[Some records]
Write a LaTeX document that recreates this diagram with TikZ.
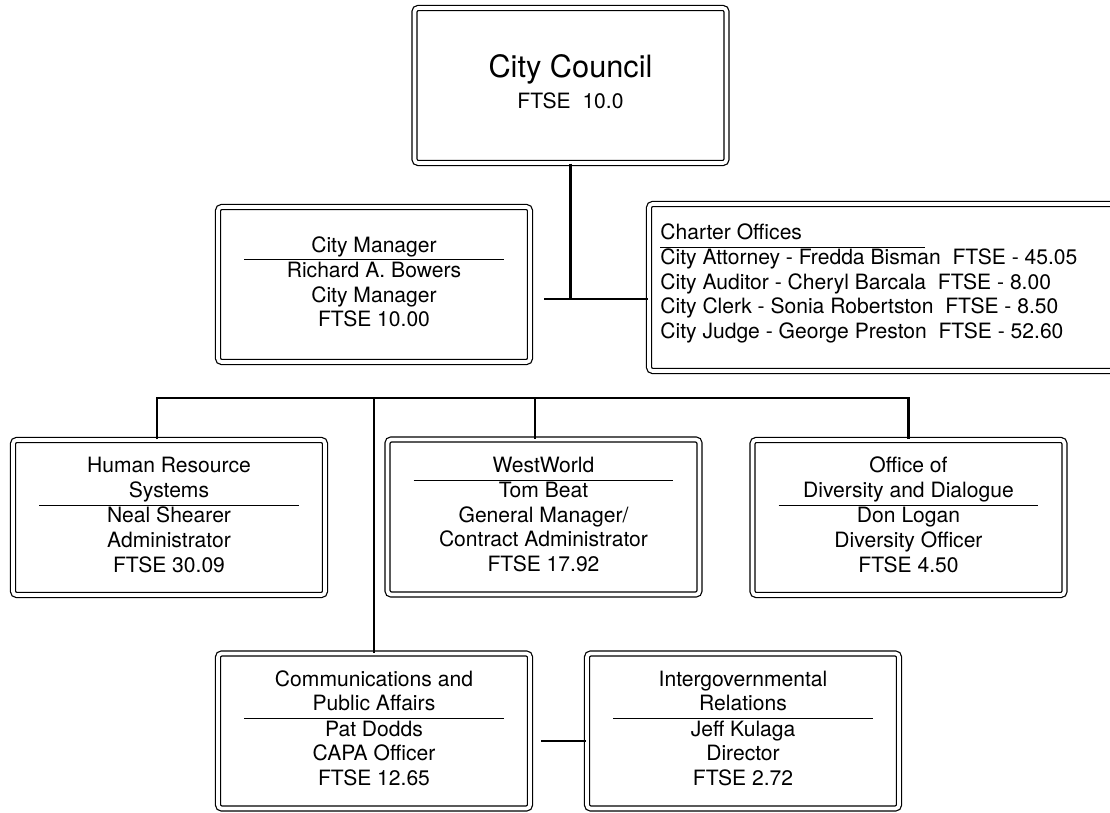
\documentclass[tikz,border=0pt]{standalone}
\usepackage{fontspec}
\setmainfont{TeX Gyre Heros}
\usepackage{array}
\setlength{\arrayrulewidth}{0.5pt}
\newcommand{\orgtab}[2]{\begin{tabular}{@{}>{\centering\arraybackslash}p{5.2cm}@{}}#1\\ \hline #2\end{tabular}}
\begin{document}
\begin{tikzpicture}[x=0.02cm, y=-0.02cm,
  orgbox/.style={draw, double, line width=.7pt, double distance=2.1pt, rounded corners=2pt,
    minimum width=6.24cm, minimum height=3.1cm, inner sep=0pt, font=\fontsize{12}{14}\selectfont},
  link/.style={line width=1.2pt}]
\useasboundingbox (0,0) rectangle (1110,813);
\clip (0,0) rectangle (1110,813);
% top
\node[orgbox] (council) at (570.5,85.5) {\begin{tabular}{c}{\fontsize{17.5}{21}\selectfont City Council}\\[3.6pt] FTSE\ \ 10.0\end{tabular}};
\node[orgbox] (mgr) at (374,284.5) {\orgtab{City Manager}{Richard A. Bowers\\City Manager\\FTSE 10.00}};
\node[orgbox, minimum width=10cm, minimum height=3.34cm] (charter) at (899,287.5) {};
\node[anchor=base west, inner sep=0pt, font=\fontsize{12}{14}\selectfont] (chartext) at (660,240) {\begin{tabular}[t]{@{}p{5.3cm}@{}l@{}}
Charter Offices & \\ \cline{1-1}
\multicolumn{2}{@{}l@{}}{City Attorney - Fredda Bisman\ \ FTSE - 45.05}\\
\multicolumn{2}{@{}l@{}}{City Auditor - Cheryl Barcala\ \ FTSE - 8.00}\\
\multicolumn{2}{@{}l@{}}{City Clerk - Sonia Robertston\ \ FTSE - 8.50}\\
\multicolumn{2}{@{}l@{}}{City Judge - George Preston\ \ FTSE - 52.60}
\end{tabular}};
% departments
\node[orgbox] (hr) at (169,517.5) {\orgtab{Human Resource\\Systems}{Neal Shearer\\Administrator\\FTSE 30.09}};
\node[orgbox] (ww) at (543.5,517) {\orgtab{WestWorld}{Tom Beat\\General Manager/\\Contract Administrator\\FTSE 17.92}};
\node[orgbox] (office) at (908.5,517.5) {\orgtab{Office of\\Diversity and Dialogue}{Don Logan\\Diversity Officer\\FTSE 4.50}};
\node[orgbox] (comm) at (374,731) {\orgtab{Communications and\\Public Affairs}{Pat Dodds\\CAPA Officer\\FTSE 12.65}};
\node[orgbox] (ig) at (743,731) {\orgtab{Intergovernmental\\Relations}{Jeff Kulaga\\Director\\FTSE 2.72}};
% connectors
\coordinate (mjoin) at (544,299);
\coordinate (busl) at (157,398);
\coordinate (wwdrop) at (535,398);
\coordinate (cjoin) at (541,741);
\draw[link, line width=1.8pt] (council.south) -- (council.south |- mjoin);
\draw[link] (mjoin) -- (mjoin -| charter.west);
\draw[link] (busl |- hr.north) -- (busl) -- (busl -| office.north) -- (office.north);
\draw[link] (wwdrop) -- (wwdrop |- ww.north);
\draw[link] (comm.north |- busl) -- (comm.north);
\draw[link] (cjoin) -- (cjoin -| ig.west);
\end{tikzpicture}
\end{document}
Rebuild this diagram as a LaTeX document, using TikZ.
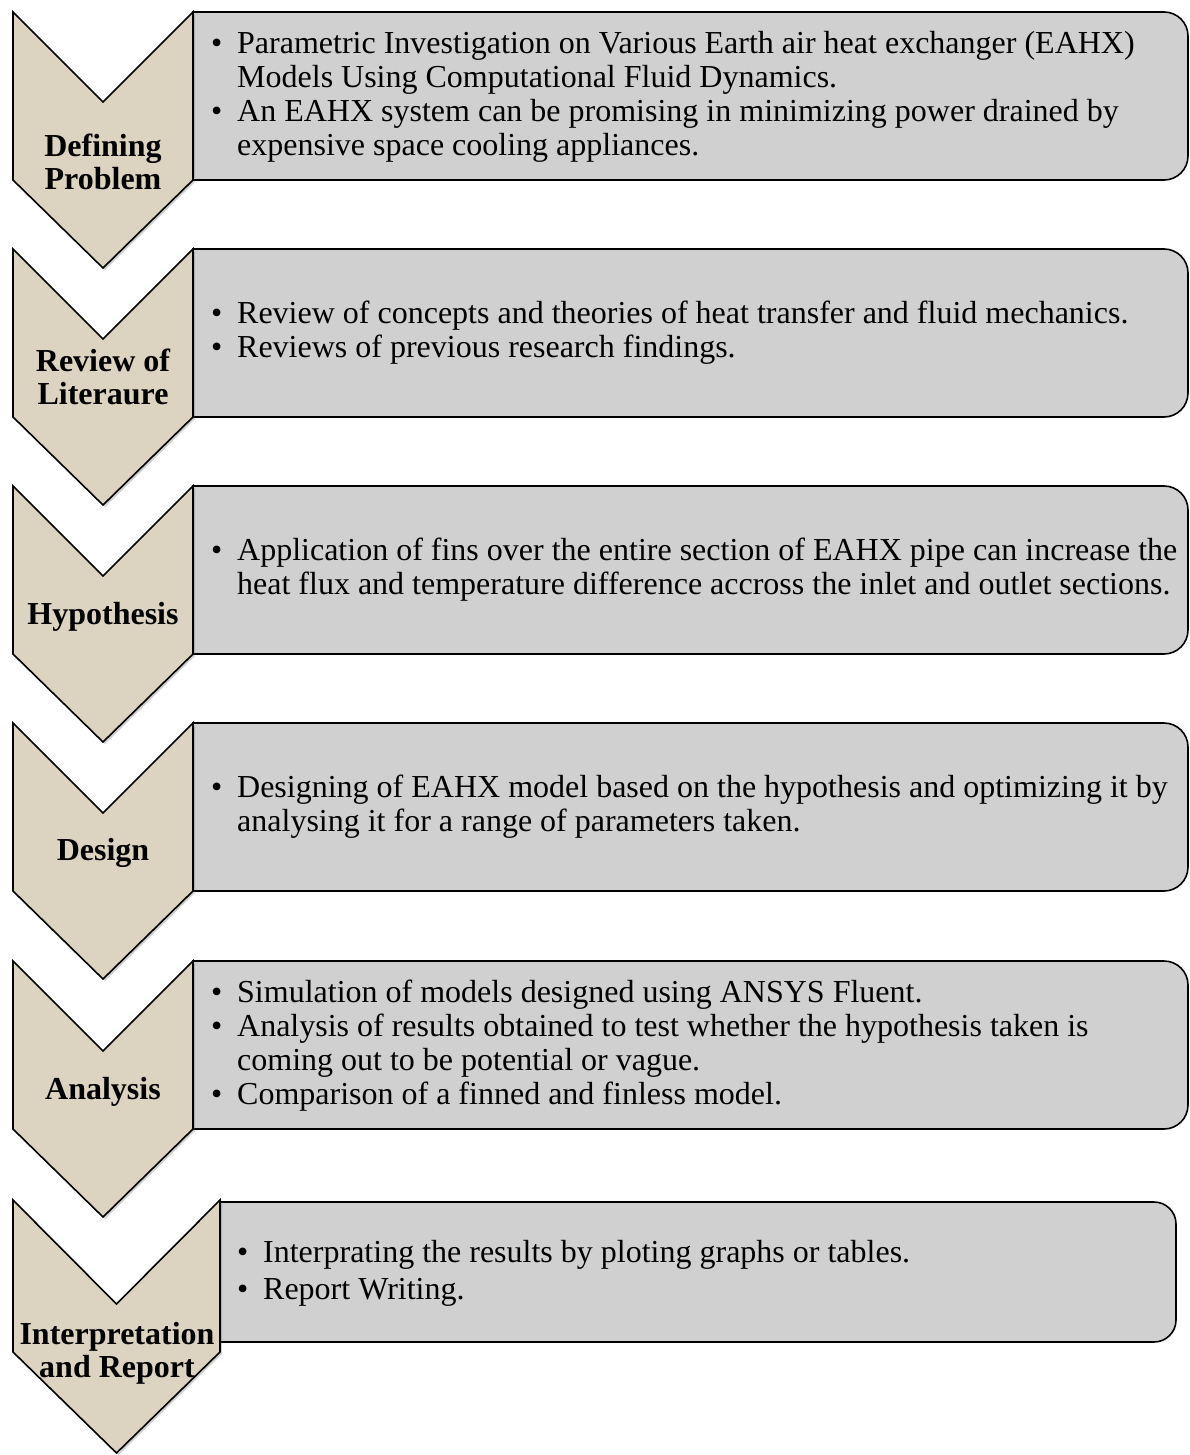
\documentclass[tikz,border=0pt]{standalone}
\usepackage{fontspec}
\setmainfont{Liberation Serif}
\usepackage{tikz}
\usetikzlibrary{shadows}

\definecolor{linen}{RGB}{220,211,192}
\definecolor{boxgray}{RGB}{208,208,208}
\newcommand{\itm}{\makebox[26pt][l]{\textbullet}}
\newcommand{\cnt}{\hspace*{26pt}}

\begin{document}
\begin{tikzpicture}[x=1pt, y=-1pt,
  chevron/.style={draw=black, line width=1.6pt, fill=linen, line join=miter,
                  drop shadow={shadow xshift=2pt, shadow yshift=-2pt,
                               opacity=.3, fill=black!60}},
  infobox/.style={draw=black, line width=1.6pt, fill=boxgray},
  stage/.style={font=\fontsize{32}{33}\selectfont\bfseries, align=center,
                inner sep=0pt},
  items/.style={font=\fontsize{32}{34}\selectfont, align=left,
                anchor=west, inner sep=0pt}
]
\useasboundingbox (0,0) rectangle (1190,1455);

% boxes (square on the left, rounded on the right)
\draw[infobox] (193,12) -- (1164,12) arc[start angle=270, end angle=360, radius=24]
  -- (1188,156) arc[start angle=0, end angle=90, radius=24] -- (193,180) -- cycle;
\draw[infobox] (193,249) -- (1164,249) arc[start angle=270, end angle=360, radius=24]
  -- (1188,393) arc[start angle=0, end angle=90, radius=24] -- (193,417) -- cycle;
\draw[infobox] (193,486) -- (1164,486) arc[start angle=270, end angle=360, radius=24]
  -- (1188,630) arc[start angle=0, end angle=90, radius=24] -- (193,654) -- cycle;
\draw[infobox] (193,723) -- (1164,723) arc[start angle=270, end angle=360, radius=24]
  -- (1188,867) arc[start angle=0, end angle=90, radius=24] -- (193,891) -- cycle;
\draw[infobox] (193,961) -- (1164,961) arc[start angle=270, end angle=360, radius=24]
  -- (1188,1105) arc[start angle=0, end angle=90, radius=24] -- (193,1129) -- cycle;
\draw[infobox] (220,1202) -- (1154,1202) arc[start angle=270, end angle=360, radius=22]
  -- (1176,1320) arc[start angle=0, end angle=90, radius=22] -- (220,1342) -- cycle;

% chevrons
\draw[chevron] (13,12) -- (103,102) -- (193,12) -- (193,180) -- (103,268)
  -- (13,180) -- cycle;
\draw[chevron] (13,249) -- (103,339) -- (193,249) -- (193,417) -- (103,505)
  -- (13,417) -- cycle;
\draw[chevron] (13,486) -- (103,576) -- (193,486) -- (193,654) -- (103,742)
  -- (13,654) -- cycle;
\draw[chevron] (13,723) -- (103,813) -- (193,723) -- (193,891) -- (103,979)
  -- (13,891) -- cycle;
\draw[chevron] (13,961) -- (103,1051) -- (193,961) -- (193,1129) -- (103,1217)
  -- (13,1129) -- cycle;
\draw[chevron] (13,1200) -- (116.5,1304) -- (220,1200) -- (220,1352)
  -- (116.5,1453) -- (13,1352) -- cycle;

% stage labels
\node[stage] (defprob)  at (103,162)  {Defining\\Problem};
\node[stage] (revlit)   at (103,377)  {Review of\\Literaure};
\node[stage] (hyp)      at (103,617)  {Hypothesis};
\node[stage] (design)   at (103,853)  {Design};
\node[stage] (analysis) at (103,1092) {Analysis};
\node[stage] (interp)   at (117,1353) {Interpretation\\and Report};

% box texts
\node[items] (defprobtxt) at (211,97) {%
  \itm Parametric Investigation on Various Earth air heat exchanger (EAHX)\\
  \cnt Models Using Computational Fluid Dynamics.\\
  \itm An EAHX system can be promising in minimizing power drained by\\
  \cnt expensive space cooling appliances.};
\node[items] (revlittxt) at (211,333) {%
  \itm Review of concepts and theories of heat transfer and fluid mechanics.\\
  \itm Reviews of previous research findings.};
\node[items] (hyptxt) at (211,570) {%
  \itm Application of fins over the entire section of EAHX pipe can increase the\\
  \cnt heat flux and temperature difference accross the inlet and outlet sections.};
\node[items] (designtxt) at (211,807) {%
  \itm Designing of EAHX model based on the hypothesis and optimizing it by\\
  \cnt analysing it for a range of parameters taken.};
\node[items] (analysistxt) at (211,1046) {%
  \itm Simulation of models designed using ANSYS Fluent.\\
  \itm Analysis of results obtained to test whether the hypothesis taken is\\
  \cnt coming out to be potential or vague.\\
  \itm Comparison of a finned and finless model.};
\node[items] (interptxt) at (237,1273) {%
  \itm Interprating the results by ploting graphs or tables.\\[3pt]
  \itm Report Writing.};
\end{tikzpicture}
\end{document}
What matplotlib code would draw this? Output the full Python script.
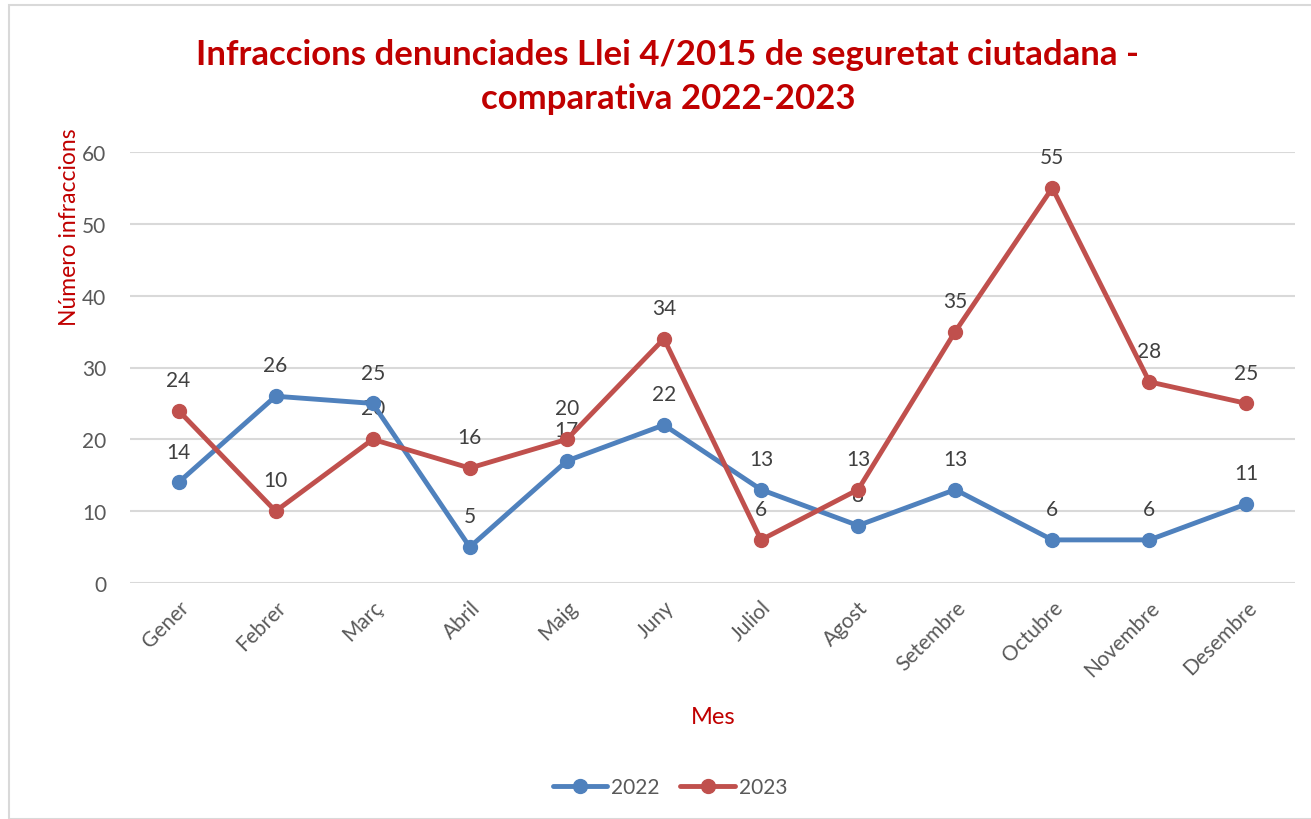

Task :: Search the entries for the word "this", then gather every line that has it.

Full response ::
Write a LaTeX document that recreates this diagram with TikZ.
Rebuild this diagram as a LaTeX document, using TikZ.
What matplotlib code would draw this? Output the full Python script.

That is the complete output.